Die Entstehungsgeschichte
„Das Theater glich einem Irrenhause, rollende Augen, geballte Fäuste, stampfende Füße, heisere Aufschreie im Zuschauerraum! […]  Es war eine allgemeine Auflösung wie im Chaos, aus dessen Nebeln eine neue Schöpfung heranbricht!“ – So enthusiastisch gibt ein Zeitzeuge die Reaktionen auf die fünfstündige Uraufführung von Friedrich Schillers „Räubern“ am 13. Januar 1782 im Nationaltheater Mannheim wieder. Sie machte den jungen Militärarzt zum letzten Repräsentanten der ersten deutschen Jugendbewegung, dem „Sturm und Drang“ und über Nacht berühmt.
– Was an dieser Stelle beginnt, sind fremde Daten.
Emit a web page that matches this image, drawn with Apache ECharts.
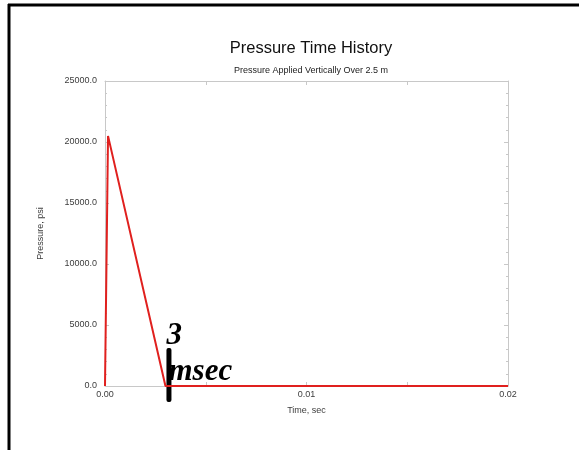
<!DOCTYPE html>
<html>
<head>
<meta charset="utf-8">
<script src="https://cdn.jsdelivr.net/npm/echarts@6/dist/echarts.min.js"></script>
<style>
  html, body { margin: 0; padding: 0; background: #fff; }
  #chart { width: 579px; height: 450px; }
</style>
</head>
<body>
<div id="chart"></div>
<script>
  // time (sec) and pressure (psi)
  const timeSec = [0, 0.00015, 0.003, 0.02];
  const pressurePsi = [0, 20500, 0, 0];
  const noteTime = 0.003;
  const noteLabels = ['3', 'msec'];

  const axisGray = '#c8c8c8';
  const textGray = '#3c3c3c';

  const chart = echarts.init(document.getElementById('chart'));

  const sideAxis = {
    min: 0,
    axisLine: { show: true, onZero: false, lineStyle: { color: axisGray } },
    axisTick: { show: true, inside: true, length: 4, lineStyle: { color: axisGray } },
    axisLabel: { show: false },
    splitLine: { show: false }
  };

  chart.setOption({
    animation: false,
    title: [
      {
        text: 'Pressure Time History',
        left: 306, top: 35, textAlign: 'center',
        textStyle: { fontFamily: 'Liberation Sans', fontSize: 16.5, fontWeight: 'normal', color: '#111' }
      },
      {
        text: 'Pressure Applied Vertically Over 2.5 m',
        left: 306, top: 61, textAlign: 'center',
        textStyle: { fontFamily: 'Liberation Sans', fontSize: 9, fontWeight: 'normal', color: '#222' }
      }
    ],
    grid: { left: 105, right: 71, top: 81, bottom: 64 },
    xAxis: [
      {
        type: 'value', min: 0, max: 0.02, interval: 0.01,
        name: 'Time, sec', nameLocation: 'middle', nameGap: 20,
        nameTextStyle: { fontFamily: 'Liberation Sans', fontSize: 9, color: textGray },
        axisLine: { show: true, onZero: false, lineStyle: { color: axisGray } },
        axisTick: { show: true, inside: true, length: 4, lineStyle: { color: axisGray } },
        minorTick: { show: true, splitNumber: 2, length: 4, lineStyle: { color: axisGray } },
        axisLabel: {
          fontFamily: 'Liberation Sans', fontSize: 9, color: textGray, margin: 4,
          formatter: v => v.toFixed(2)
        },
        splitLine: { show: false }
      },
      Object.assign({}, sideAxis, {
        type: 'value', position: 'top', max: 0.02, interval: 0.01,
        minorTick: { show: true, splitNumber: 2, length: 4, lineStyle: { color: axisGray } }
      })
    ],
    yAxis: [
      {
        type: 'value', min: 0, max: 25000, interval: 5000,
        name: 'Pressure, psi', nameLocation: 'middle', nameGap: 60,
        nameTextStyle: { fontFamily: 'Liberation Sans', fontSize: 9, color: textGray },
        axisLine: { show: true, onZero: false, lineStyle: { color: axisGray } },
        axisTick: { show: true, inside: true, length: 4, lineStyle: { color: axisGray } },
        minorTick: { show: true, splitNumber: 5, length: 2, lineStyle: { color: axisGray } },
        axisLabel: {
          fontFamily: 'Liberation Sans', fontSize: 9, color: textGray, margin: 8,
          formatter: v => v.toFixed(1)
        },
        splitLine: { show: false }
      },
      Object.assign({}, sideAxis, {
        type: 'value', position: 'right', max: 25000, interval: 5000,
        minorTick: { show: true, splitNumber: 5, length: 2, lineStyle: { color: axisGray } }
      })
    ],
    series: [
      {
        type: 'line',
        data: timeSec.map((t, i) => [t, pressurePsi[i]]),
        symbol: 'none',
        lineStyle: { color: '#e0201e', width: 2 }
      }
    ]
  });

  // annotation placed through the axis scale
  const base = chart.convertToPixel({ gridIndex: 0 }, [noteTime, 0]);
  const noteFont = 'italic bold 31px "Liberation Serif", "DejaVu Serif", serif';

  chart.setOption({
    graphic: [
      { type: 'line', shape: { x1: 8, y1: 5, x2: 579, y2: 5 }, style: { stroke: '#000', lineWidth: 3 } },
      { type: 'line', shape: { x1: 9, y1: 4, x2: 9, y2: 450 }, style: { stroke: '#000', lineWidth: 3 } },
      {
        type: 'rect',
        shape: { x: base[0] + 1, y: base[1] - 38, width: 5, height: 54, r: 2 },
        style: { fill: '#000' }
      },
      {
        type: 'text', x: base[0] + 1, y: base[1] - 35,
        style: { text: noteLabels[0], font: noteFont, fill: '#000', textVerticalAlign: 'bottom' }
      },
      {
        type: 'text', x: base[0] + 3, y: base[1] + 1,
        style: { text: noteLabels[1], font: noteFont, fill: '#000', textVerticalAlign: 'bottom' }
      }
    ]
  });
</script>
</body>
</html>
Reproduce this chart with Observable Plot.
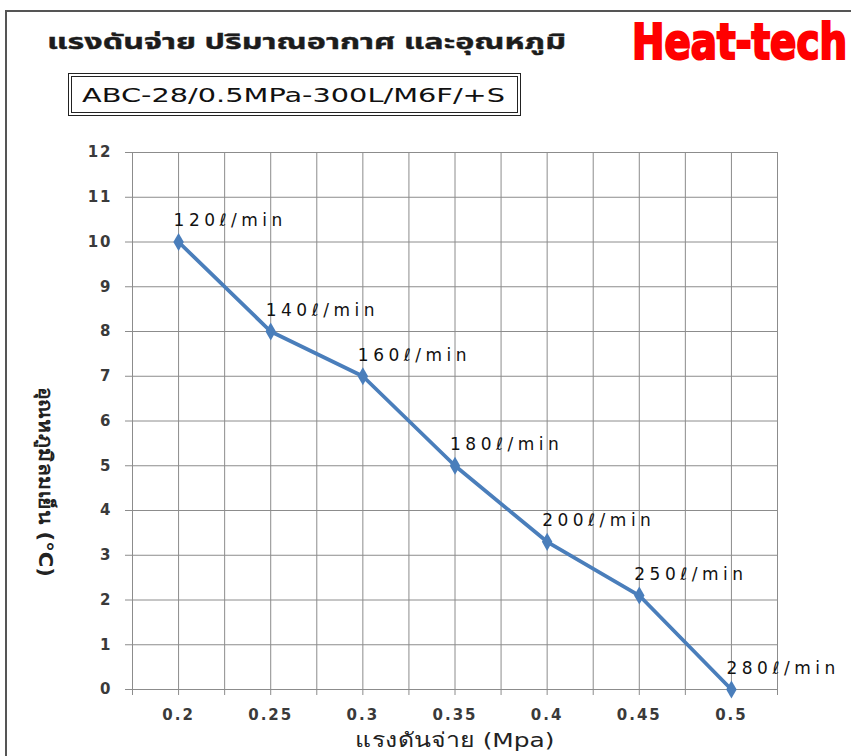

Die radikale Ehrlichkeit und Unverstelltheit seiner Schreibweise, die Kraft in der Zeichnung der innerlich zerrissenen Charaktere lassen den ewig jungen Dichter und sein Erstlingswerk – Zeugnis seines Aufbegehrens gegen den militärischen Drill und Zwang seiner Kadettenzeit auf der Stuttgarter Karlsschule – auch für Jugendliche von heute nach wie vor interessant erscheinen. Das Stück thematisiert, vom Generationskonflikt über die Suche nach dem richtigen Platz im Leben und die zum Teil radikalen Weltveränderungspläne der Protagonisten bis hin zu den Problemen der jungen Menschen mit den katastrophalen Studienbedingungen, die ihnen jeden Freiraum zur Selbstverwirklichung rauben, Fragen, die auch 230 Jahre nach der Uraufführung an Aktualität nichts eingebüßt haben.

Die Umsetzung des Stückes durch die Jugendtheatergruppe des Werk9, Querstreicher, gibt den zeitlosen Stoff um zwei Drittel auf 90 Spielminuten verkürzt, aber sonst unverändert wieder. Auch die vielen Lieder, die sich durch Schillers Erstling ziehen, sind Musik geblieben, wurden jedoch, den etwas veralteten Herzschmerz der Barockoper, die Schiller als Anleihe nahm, beiseite lassend, durch die ungekünstelten Straßenmusiksongs von Alex ersetzt, welche die alten Räuber der Böhmischen Wälder durchaus authentisch zu urbanen Piraten werden lassen.